研究課題/領域番号 |
24360044
|
研究機関 | 東京大学 |
研究代表者 |
泉 聡志 東京大学, 工学(系)研究科(研究院), 教授 (30322069)
|
研究分担者 |
酒井 信介 東京大学, 工学(系)研究科(研究院), 教授 (80134469)
田中 展 東京大学, 工学(系)研究科(研究院), 助教 (70550143)
|
研究期間 (年度) |
2012-04-01 – 2015-03-31
|
キーワード | 機械材料・材料力学 / 有限要素法 / 分子動力学 |
研究概要 |
平成25年度は、Perssonの理論を用いて決定した摩擦係数を有限要素法に与えて、接触・摩擦解析を行う手法開発を行った。
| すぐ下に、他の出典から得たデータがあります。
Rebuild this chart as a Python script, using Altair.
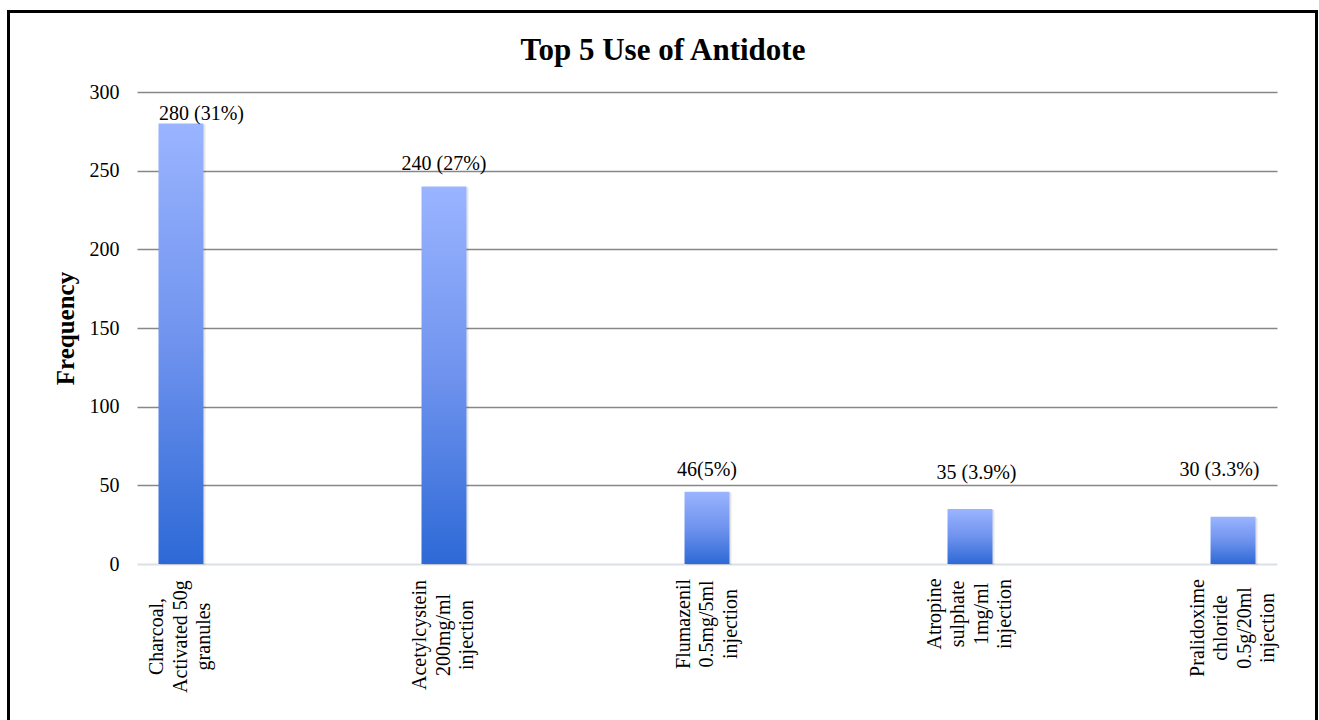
import altair as alt
import pandas as pd

# ---- data ----
categories = [
    "Charcoal,|Activated 50g|granules",
    "Acetylcystein|200mg/ml|injection",
    "Flumazenil|0.5mg/5ml|injection",
    "Atropine|sulphate|1mg/ml|injection",
    "Pralidoxime|chloride|0.5g/20ml|injection",
]
frequencies = [280, 240, 46, 35, 30]
bar_labels = ["280 (31%)", "240 (27%)", "46(5%)", "35 (3.9%)", "30 (3.3%)"]
y_ticks = [0, 50, 100, 150, 200, 250, 300]

df = pd.DataFrame({"drug": categories, "freq": frequencies, "label": bar_labels})

W, H = 1140, 472
FONT = "Liberation Serif"
LINE_H = 23.5

# per-label style offsets (pixels)
label_dx = [20.5, 0, 0, 6.5, -13.5]
label_dy = [-3, -16, -16, -30, -41]
axis_label_pad = [72, 70.5, 59.5, 49.5, 63.5]

label_pad_cond = {
    "condition": [
        {"test": f"datum.value == '{c}'", "value": p}
        for c, p in zip(categories, axis_label_pad)
    ],
    "value": 60,
}
# center multi-line label blocks on their bar
label_off_cond = {
    "condition": [
        {"test": "length(split(datum.value, '|')) == 4", "value": -1.5 * LINE_H},
    ],
    "value": -1.0 * LINE_H,
}

x_scale = alt.Scale(paddingInner=0.829, paddingOuter=0.0817)
y_scale = alt.Scale(domain=[0, 300], nice=False)

x_enc = alt.X(
    "drug:N",
    sort=categories,
    scale=x_scale,
    axis=alt.Axis(
        title=None,
        labelAngle=270,
        labelAlign="center",
        labelBaseline="middle",
        labelExpr="split(datum.label, '|')",
        labelLineHeight=LINE_H,
        labelPadding=label_pad_cond,
        labelOffset=label_off_cond,
        labelFont=FONT,
        labelFontSize=20,
        labelColor="#000000",
        ticks=False,
        domain=False,
        grid=False,
        labelLimit=0,
    ),
)
y_enc = alt.Y(
    "freq:Q",
    scale=y_scale,
    axis=alt.Axis(
        values=y_ticks,
        title="Frequency",
        titleFont=FONT,
        titleFontSize=25,
        titleFontWeight="bold",
        titleColor="#000000",
        titleAngle=270,
        titleAlign="center",
        titleBaseline="middle",
        titleX=-72,
        titleY=236,
        labelFont=FONT,
        labelFontSize=20,
        labelColor="#000000",
        labelPadding=18,
        ticks=False,
        domain=False,
        grid=True,
        gridColor={"condition": {"test": "datum.value === 0", "value": "#dbdfe8"}, "value": "#878787"},
        gridWidth={"condition": {"test": "datum.value === 0", "value": 2}, "value": 1.4},
    ),
)

gradient = alt.Gradient(
    gradient="linear",
    x1=0, y1=0, x2=0, y2=1,
    stops=[
        alt.GradientStop(color="#9ab4ff", offset=0),
        alt.GradientStop(color="#6f93ee", offset=0.5),
        alt.GradientStop(color="#2d69d6", offset=1),
    ],
)

base = alt.Chart(df)

shadow = base.mark_bar(color="#000000", opacity=0.10, xOffset=2, yOffset=1).encode(
    x=x_enc, y=y_enc,
)

bars = base.mark_bar(color=gradient).encode(x=x_enc, y=y_enc)

label_layers = []
for i, lab in enumerate(bar_labels):
    label_layers.append(
        base.transform_filter(alt.datum.label == lab)
        .mark_text(
            font=FONT, fontSize=20, color="#000000",
            align="center", baseline="alphabetic",
            dx=label_dx[i], dy=label_dy[i],
        )
        .encode(
            x=alt.X("drug:N", sort=categories),
            y=alt.Y("freq:Q"),
            text="label:N",
        )
    )

one = pd.DataFrame({"k": [0]})
title = alt.Chart(one).mark_text(
    text="Top 5 Use of Antidote", font=FONT, fontSize=31, fontWeight="bold",
    color="#000000", align="center", baseline="alphabetic",
).encode(x=alt.value(526), y=alt.value(-32))

frame = alt.Chart(one).mark_rect(
    fillOpacity=0, stroke="#000000", strokeWidth=3
).encode(
    x=alt.value(-128.5), x2=alt.value(1179.5),
    y=alt.value(-80.5), y2=alt.value(700),
)

chart = alt.layer(shadow, bars, *label_layers, title, frame).properties(
    width=W,
    height=H,
    autosize=alt.AutoSizeParams(type="none"),
    padding={"left": 137, "top": 92, "right": 42, "bottom": 156},
    background="#ffffff",
).configure_view(stroke=None)

chart.save("out.html", embed_options={"renderer": "svg", "actions": False})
Perssonの理論によると摩擦係数は、摩擦面のパワースペクトル、ゴムの粘弾性的性質、すべり速度に依存するため、有限要素法モデルの接触面毎に異なる摩擦係数を与える必要がある。Perssonの理論のナノ領域側とのつながりは完成していないため、高周波領域におけるモデルの単純なカットオフなどの近似手法を用いて検討を行った。結果、特にスリップスティック現象が起こる際に発生する衝撃波が計算の質を極めて悪化させ対策が必要であることがわかった。 また、平成24年度に開発した位相空間サンプリング分子動力学法をベースに、摩擦面における有限要素法ー分子動力学連成シミュレータを開発している。すなわち、接触面のみを原子で、それ以外を内部組織を反映した有限要素法でモデリングする。申請者らは有限要素法ー分子動力学連成シミュレータを過去に開発済であり、その手法を、汎用分子動力学ソフトウェアであるLAMMPSに実装を行っている。 現在のところ、フラクタル(セルフアフィン)性を持つ表面でモデリング手法はほぼ完成しているが、有効な分子動力学ー有限要素法計算には至っていない。最終年度である今年度での完成を目指す。 平成26年度の課題である、ゴムー路面摩擦実験によるモデルの検証と改良を前倒しで行い、基礎実験及び速度依存性の実験を複数行い、Perssonモデルの妥当性を検証した。
|
現在までの達成度 (区分) |
現在までの達成度 (区分)
3: やや遅れている
理由
陽解法有限要素法手法の課題は抽出出来たが、解決には至っていない。最終年度に解決を目指す。有限要素法ー分子動力学シミュレータの適用は、目途はついているが、有効な計算を出す段階には至っていない。 また、平成26年分を前倒しで行っている検証実験は、順調にデータを取得出来ており、モデルの検証が出来ている。
|
今後の研究の推進方策 |
当初の予定通り、陽解法有限要素法と、分子動力学をつなげたシミュレータの開発と、その結果の実験による検証を行う予定である。検証実験は前倒しで行っており、技術的には課題はないので、速やかに行えると考えれられる。
|
次年度の研究費の使用計画 |
次年度使用額は少額であり、ほぼ予定通り予算を消化した。 消耗品・調査旅費等で活用する。